_To do:_
Copy each line below exactly and leave the pictures out.

— Start Provided entries —

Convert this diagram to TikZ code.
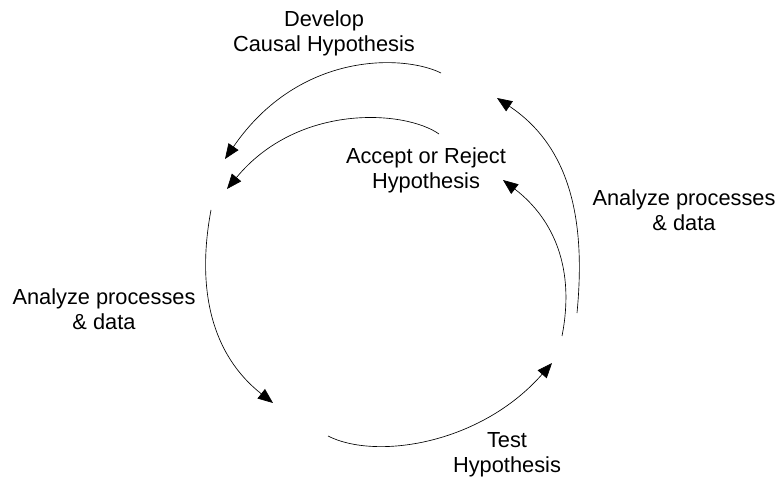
\documentclass[tikz,border=0pt]{standalone}
\usepackage{fontspec}
\setmainfont{Liberation Sans}
\usetikzlibrary{arrows.meta}

\tikzset{
  cycarrow/.style={draw=black, line width=0.65pt, -{Triangle[length=15pt,width=12pt]}},
  cyclabel/.style={align=center, font=\fontsize{21.8}{25}\selectfont}
}

\begin{document}
\begin{tikzpicture}[x=1pt, y=-1pt]
  \useasboundingbox (0,0) rectangle (779,481);
  % labels
  \node[cyclabel] (develop) at (324,33) {Develop\\Causal Hypothesis};
  \node[cyclabel] (accept) at (426,170) {Accept or Reject\\Hypothesis};
  \node[cyclabel] (analyzeR) at (684,210) {Analyze processes\\\& data};
  \node[cyclabel] (analyzeL) at (104,309) {Analyze processes\\\& data};
  \node[cyclabel] (test) at (507,455) {Test\\Hypothesis};
  % arc end points
  \coordinate (devS) at (441,73);
  \coordinate (devE) at (225,159);
  \coordinate (accS) at (439,134);
  \coordinate (accE) at (227,189);
  \coordinate (leftS) at (211,210);
  \coordinate (leftE) at (273,403);
  \coordinate (botS) at (328,436);
  \coordinate (botE) at (552,363);
  \coordinate (outS) at (577,313);
  \coordinate (outE) at (497,98);
  \coordinate (inS) at (562,336);
  \coordinate (inE) at (503,180);
  % cycle arcs
  \draw[cycarrow] (devS) .. controls (405,55) and (300,50) .. (devE);
  \draw[cycarrow] (accS) .. controls (405,110) and (298,103) .. (accE);
  \draw[cycarrow] (leftS) .. controls (196,290) and (212,355) .. (leftE);
  \draw[cycarrow] (botS) .. controls (375,460) and (480,445) .. (botE);
  \draw[cycarrow] (outS) .. controls (585,230) and (575,150) .. (outE);
  \draw[cycarrow] (inS) .. controls (575,270) and (555,220) .. (inE);
\end{tikzpicture}
\end{document}
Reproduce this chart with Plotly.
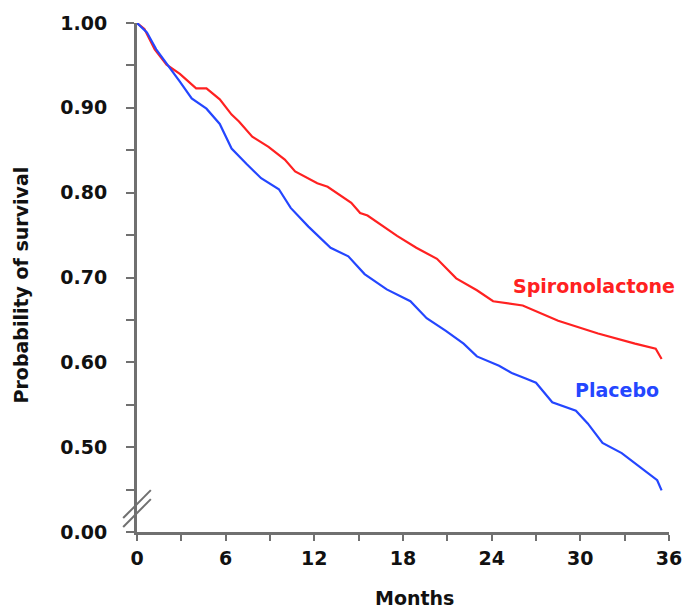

— End Provided entries —

_Full answer:_
Convert this diagram to TikZ code.
\documentclass[tikz,border=0pt]{standalone}
\usepackage{fontspec}
\setmainfont{Liberation Sans}
\usetikzlibrary{arrows.meta}

\tikzset{
  cycarrow/.style={draw=black, line width=0.65pt, -{Triangle[length=15pt,width=12pt]}},
  cyclabel/.style={align=center, font=\fontsize{21.8}{25}\selectfont}
}

\begin{document}
\begin{tikzpicture}[x=1pt, y=-1pt]
  \useasboundingbox (0,0) rectangle (779,481);
  % labels
  \node[cyclabel] (develop) at (324,33) {Develop\\Causal Hypothesis};
  \node[cyclabel] (accept) at (426,170) {Accept or Reject\\Hypothesis};
  \node[cyclabel] (analyzeR) at (684,210) {Analyze processes\\\& data};
  \node[cyclabel] (analyzeL) at (104,309) {Analyze processes\\\& data};
  \node[cyclabel] (test) at (507,455) {Test\\Hypothesis};
  % arc end points
  \coordinate (devS) at (441,73);
  \coordinate (devE) at (225,159);
  \coordinate (accS) at (439,134);
  \coordinate (accE) at (227,189);
  \coordinate (leftS) at (211,210);
  \coordinate (leftE) at (273,403);
  \coordinate (botS) at (328,436);
  \coordinate (botE) at (552,363);
  \coordinate (outS) at (577,313);
  \coordinate (outE) at (497,98);
  \coordinate (inS) at (562,336);
  \coordinate (inE) at (503,180);
  % cycle arcs
  \draw[cycarrow] (devS) .. controls (405,55) and (300,50) .. (devE);
  \draw[cycarrow] (accS) .. controls (405,110) and (298,103) .. (accE);
  \draw[cycarrow] (leftS) .. controls (196,290) and (212,355) .. (leftE);
  \draw[cycarrow] (botS) .. controls (375,460) and (480,445) .. (botE);
  \draw[cycarrow] (outS) .. controls (585,230) and (575,150) .. (outE);
  \draw[cycarrow] (inS) .. controls (575,270) and (555,220) .. (inE);
\end{tikzpicture}
\end{document}
Reproduce this chart with Plotly.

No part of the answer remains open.